IPv6 support: would be nice, although we currently don’t yet have IPv6 support in all part of the code that we’d like to, but if we do it’ll be again a static list of IPv4 or IPv6 addresses to talk to (the hosts are part of a pool and they only talk to each-other, and usually there is no DNS set up, and hostnames are assigned statically or by DHCP).

2 Likes

There are probably 2 use cases for http clients: using an http client to interact with a traditional web server and forms, and using an http client to interact with a web service (some form of REST-like API, perhaps even running on localhost).

The former needs all the features: DNS resolution, IPv4/IPv6 support, full TLS chain/hostname verification, streaming support, etc. TBH even an HTTP/1.x client is fine for this purpose. I think most of the libraries discussed so far cater for this use case primarily, which is fine.

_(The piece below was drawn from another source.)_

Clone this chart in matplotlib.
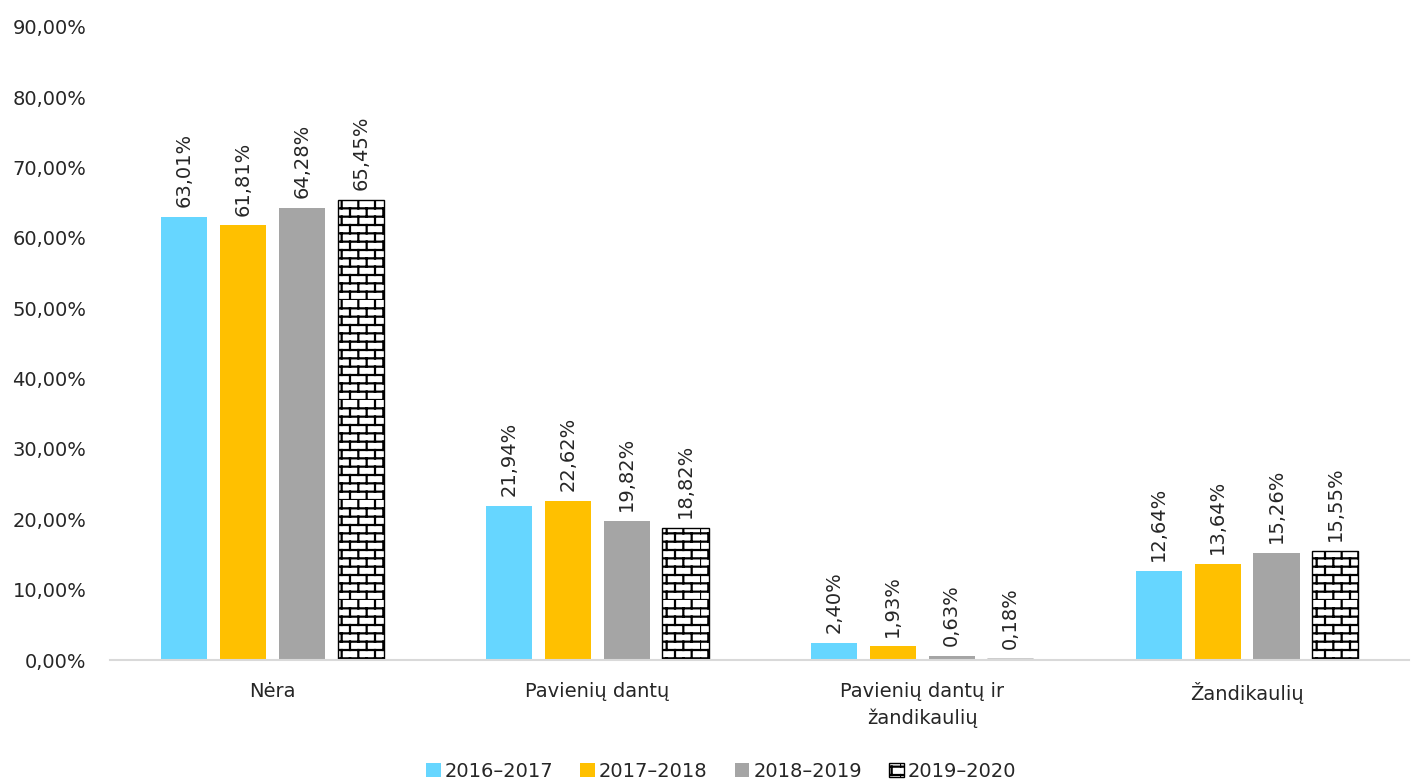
import warnings
warnings.filterwarnings("ignore")
import numpy as np
import matplotlib
matplotlib.use("Agg")
import matplotlib.pyplot as plt
from matplotlib import hatch as mhatch
from matplotlib.path import Path
from matplotlib.ticker import FuncFormatter

categories = ["Nėra", "Pavienių dantų", "Pavienių dantų ir\nžandikaulių", "Žandikaulių"]
series_names = ["2016–2017", "2017–2018", "2018–2019", "2019–2020"]
v2016 = [63.01, 21.94, 2.40, 12.64]
v2017 = [61.81, 22.62, 1.93, 13.64]
v2018 = [64.28, 19.82, 0.63, 15.26]
v2019 = [65.45, 18.82, 0.18, 15.55]
yticks = [0, 10, 20, 30, 40, 50, 60, 70, 80, 90]


class BrickHatch(mhatch.HatchPatternBase):
    def __init__(self, hatch, density):
        self.on = 'B' in hatch
        self.rows = 12
        self.cols = 6
        if self.on:
            self.num_vertices = self.rows * 2 + self.rows * self.cols * 2
        else:
            self.num_vertices = 0

    def set_vertices_and_codes(self, vertices, codes):
        i = 0
        for k in range(self.rows):
            y = k / self.rows
            vertices[i] = (0.0, y); codes[i] = Path.MOVETO; i += 1
            vertices[i] = (1.0, y); codes[i] = Path.LINETO; i += 1
        for k in range(self.rows):
            y0 = k / self.rows
            y1 = (k + 1) / self.rows
            off = 0.5 if k % 2 else 0.0
            for j in range(self.cols):
                x = (j + off) / self.cols
                vertices[i] = (x, y0); codes[i] = Path.MOVETO; i += 1
                vertices[i] = (x, y1); codes[i] = Path.LINETO; i += 1


mhatch._hatch_types.append(BrickHatch)

plt.rcParams['font.family'] = ['DejaVu Sans']
plt.rcParams['hatch.linewidth'] = 1.6
FS = 14
TXT = "#262626"

fig = plt.figure(figsize=(14.14, 7.82), dpi=100)
ax = fig.add_axes([0.0778, 0.156, 0.919, 0.8095])

colors = ["#66D6FF", "#FFC000", "#A5A5A5", "white"]
data = [v2016, v2017, v2018, v2019]
x = np.arange(len(categories))
pitch = 0.181
width = 0.142
offsets = (np.arange(4) - 1.5) * pitch

for si, (vals, col, name) in enumerate(zip(data, colors, series_names)):
    if si == 3:
        bars = ax.bar(x + offsets[si], vals, width, color="white", edgecolor="black",
                      linewidth=1.0, hatch='B', label=name)
    else:
        bars = ax.bar(x + offsets[si], vals, width, color=col, label=name)
    for b, v in zip(bars, vals):
        ax.annotate(f"{v:.2f}%".replace('.', ','),
                    (b.get_x() + b.get_width() / 2, b.get_height()),
                    xytext=(0, 7), textcoords="offset points",
                    rotation=90, ha="center", va="bottom", fontsize=FS, color=TXT)

ax.set_xlim(-0.5, 3.5)
ax.set_ylim(0, 90)
ax.set_yticks(yticks)
ax.yaxis.set_major_formatter(FuncFormatter(lambda v, p: f"{v:.2f}%".replace('.', ',')))
ax.set_xticks(x)
ax.set_xticklabels(categories, fontsize=FS, linespacing=1.45)
ax.tick_params(axis='both', length=0, labelsize=FS, colors=TXT)
ax.tick_params(axis='x', pad=16)
ax.tick_params(axis='y', pad=17)
for s in ['top', 'right', 'left']:
    ax.spines[s].set_visible(False)
ax.spines['bottom'].set_color("#D9D9D9")
ax.spines['bottom'].set_linewidth(1.5)

leg = fig.legend(loc='center', bbox_to_anchor=(0.51, 0.014), ncol=4, frameon=False,
                 fontsize=FS, handlelength=0.75, handleheight=0.75, handletextpad=0.2,
                 columnspacing=1.4)
for t in leg.get_texts():
    t.set_color(TXT)

fig.savefig("out.png", dpi=100)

Whereas for the latter you probably want to establish one persistent connection (if possible) and perform short requests/replies on that. Service discovery may have already been performed (using DNS or other mechanisms). If possible this one would need HTTP/2 to avoid head-of-line blocking, so it needs to implement a more complex protocol, but the functionality it needs to provide is actually simpler than in the former case (it really only needs to take a URL, and string or JSON as input, and return a string or JSON as a result). In fact even a non-lwt implementation would suffice, since it wouldn’t make sense to launch tens of thousands of client requests all at once, if that needs to happen then some prioritization/worker pooling can be done prior to the HTTP layer (you don’t want to flood the other web service…). This is the use case I’m most interested in though.

2 Likes

What you’re describing seems to be a distributed system using RPC calls. It’s more complex than it seems at first glance. You would need a connection pool with error handling, retries with backoff, liveness checks and marking connections as dead, etc. This is before we even get to the session cookie management (you will probably need to authenticate for some of the RPC calls).